• Written instruction
Output every line of the material exactly, omitting images.

• Recorded information
******
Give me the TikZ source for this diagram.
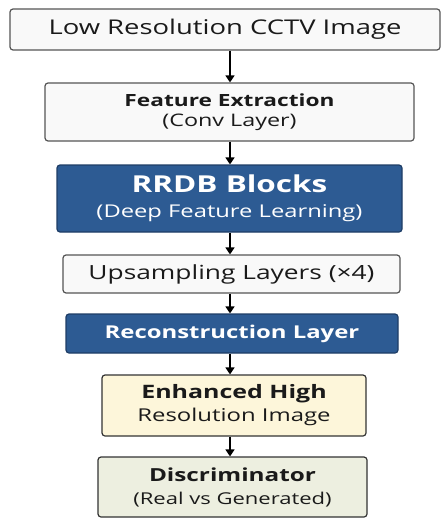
\documentclass[tikz,border=0pt]{standalone}
\usepackage{fontspec}
\setmainfont{Open Sans}[FakeStretch=1.35]
\usetikzlibrary{arrows.meta}
\definecolor{bluefill}{HTML}{2D5B93}
\definecolor{blueedge}{HTML}{1E3D66}
\definecolor{whitefill}{HTML}{F9F9F9}
\definecolor{greyedge}{HTML}{555555}
\definecolor{creamfill}{HTML}{FDF6DA}
\definecolor{greenfill}{HTML}{EDEFE0}
\definecolor{darkedge}{HTML}{333333}
\definecolor{textdark}{HTML}{1A1A1A}
\tikzset{
  boxbase/.style={rectangle, rounded corners=3pt, line width=1.2pt, align=center, inner sep=0pt, text=textdark},
  lightbox/.style={boxbase, draw=greyedge, fill=whitefill},
  bluebox/.style={boxbase, draw=blueedge, fill=bluefill, text=white},
  creambox/.style={boxbase, draw=darkedge, fill=creamfill},
  greenbox/.style={boxbase, draw=darkedge, fill=greenfill},
  arr/.style={line width=1.6pt, draw=black, -{Triangle[length=7pt,width=9pt]}}
}
\begin{document}
\begin{tikzpicture}[x=1pt,y=-1pt]
\useasboundingbox (0,0) rectangle (442,519);
\node[lightbox, minimum width=430pt, minimum height=41pt, font=\fontsize{20.3}{24}\selectfont] (b1) at (225,29.5)
  {Low Resolution CCTV Image};
\node[lightbox, minimum width=369pt, minimum height=58pt, font=\fontsize{16.8}{19.5}\selectfont] (b2) at (229.5,112)
  {{\bfseries Feature Extraction}\\{\fontsize{17.3}{19.5}\selectfont (Conv Layer)}};
\node[bluebox, minimum width=345pt, minimum height=67pt, font=\fontsize{23.3}{24.5}\selectfont] (b3) at (229.5,198.5)
  {{\bfseries RRDB Blocks}\\{\fontsize{17.6}{24.5}\selectfont (Deep Feature Learning)}};
\node[lightbox, minimum width=337pt, minimum height=38pt, font=\fontsize{19.5}{22}\selectfont] (b4) at (231.5,274)
  {Upsampling Layers (×4)};
\node[bluebox, minimum width=332pt, minimum height=39pt, font=\fontsize{17.7}{20}\selectfont] (b5) at (232,333.5)
  {\bfseries Reconstruction Layer};
\node[creambox, minimum width=264pt, minimum height=61pt, font=\fontsize{18.5}{23}\selectfont] (b6) at (234,405.5)
  {{\bfseries Enhanced High}\\{\fontsize{17.7}{23}\selectfont Resolution Image}};
\node[greenbox, minimum width=269pt, minimum height=60pt, font=\fontsize{18}{23}\selectfont] (b7) at (232.5,487)
  {{\bfseries Discriminator}\\{\fontsize{16.3}{23}\selectfont (Real vs Generated)}};
\coordinate (ax) at (230,0);
\draw[arr] (b1.south -| ax) -- (b2.north -| ax);
\draw[arr] (b2.south -| ax) -- (b3.north -| ax);
\draw[arr] (b3.south -| ax) -- (b4.north -| ax);
\draw[arr] (b4.south -| ax) -- (b5.north -| ax);
\draw[arr] (b5.south -| ax) -- (b6.north -| ax);
\draw[arr] (b6.south -| ax) -- (b7.north -| ax);
\end{tikzpicture}
\end{document}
******
• Result
Give me the TikZ source for this diagram.
\documentclass[tikz,border=0pt]{standalone}
\usepackage{fontspec}
\setmainfont{Open Sans}[FakeStretch=1.35]
\usetikzlibrary{arrows.meta}
\definecolor{bluefill}{HTML}{2D5B93}
\definecolor{blueedge}{HTML}{1E3D66}
\definecolor{whitefill}{HTML}{F9F9F9}
\definecolor{greyedge}{HTML}{555555}
\definecolor{creamfill}{HTML}{FDF6DA}
\definecolor{greenfill}{HTML}{EDEFE0}
\definecolor{darkedge}{HTML}{333333}
\definecolor{textdark}{HTML}{1A1A1A}
\tikzset{
  boxbase/.style={rectangle, rounded corners=3pt, line width=1.2pt, align=center, inner sep=0pt, text=textdark},
  lightbox/.style={boxbase, draw=greyedge, fill=whitefill},
  bluebox/.style={boxbase, draw=blueedge, fill=bluefill, text=white},
  creambox/.style={boxbase, draw=darkedge, fill=creamfill},
  greenbox/.style={boxbase, draw=darkedge, fill=greenfill},
  arr/.style={line width=1.6pt, draw=black, -{Triangle[length=7pt,width=9pt]}}
}
\begin{document}
\begin{tikzpicture}[x=1pt,y=-1pt]
\useasboundingbox (0,0) rectangle (442,519);
\node[lightbox, minimum width=430pt, minimum height=41pt, font=\fontsize{20.3}{24}\selectfont] (b1) at (225,29.5)
  {Low Resolution CCTV Image};
\node[lightbox, minimum width=369pt, minimum height=58pt, font=\fontsize{16.8}{19.5}\selectfont] (b2) at (229.5,112)
  {{\bfseries Feature Extraction}\\{\fontsize{17.3}{19.5}\selectfont (Conv Layer)}};
\node[bluebox, minimum width=345pt, minimum height=67pt, font=\fontsize{23.3}{24.5}\selectfont] (b3) at (229.5,198.5)
  {{\bfseries RRDB Blocks}\\{\fontsize{17.6}{24.5}\selectfont (Deep Feature Learning)}};
\node[lightbox, minimum width=337pt, minimum height=38pt, font=\fontsize{19.5}{22}\selectfont] (b4) at (231.5,274)
  {Upsampling Layers (×4)};
\node[bluebox, minimum width=332pt, minimum height=39pt, font=\fontsize{17.7}{20}\selectfont] (b5) at (232,333.5)
  {\bfseries Reconstruction Layer};
\node[creambox, minimum width=264pt, minimum height=61pt, font=\fontsize{18.5}{23}\selectfont] (b6) at (234,405.5)
  {{\bfseries Enhanced High}\\{\fontsize{17.7}{23}\selectfont Resolution Image}};
\node[greenbox, minimum width=269pt, minimum height=60pt, font=\fontsize{18}{23}\selectfont] (b7) at (232.5,487)
  {{\bfseries Discriminator}\\{\fontsize{16.3}{23}\selectfont (Real vs Generated)}};
\coordinate (ax) at (230,0);
\draw[arr] (b1.south -| ax) -- (b2.north -| ax);
\draw[arr] (b2.south -| ax) -- (b3.north -| ax);
\draw[arr] (b3.south -| ax) -- (b4.north -| ax);
\draw[arr] (b4.south -| ax) -- (b5.north -| ax);
\draw[arr] (b5.south -| ax) -- (b6.north -| ax);
\draw[arr] (b6.south -| ax) -- (b7.north -| ax);
\end{tikzpicture}
\end{document}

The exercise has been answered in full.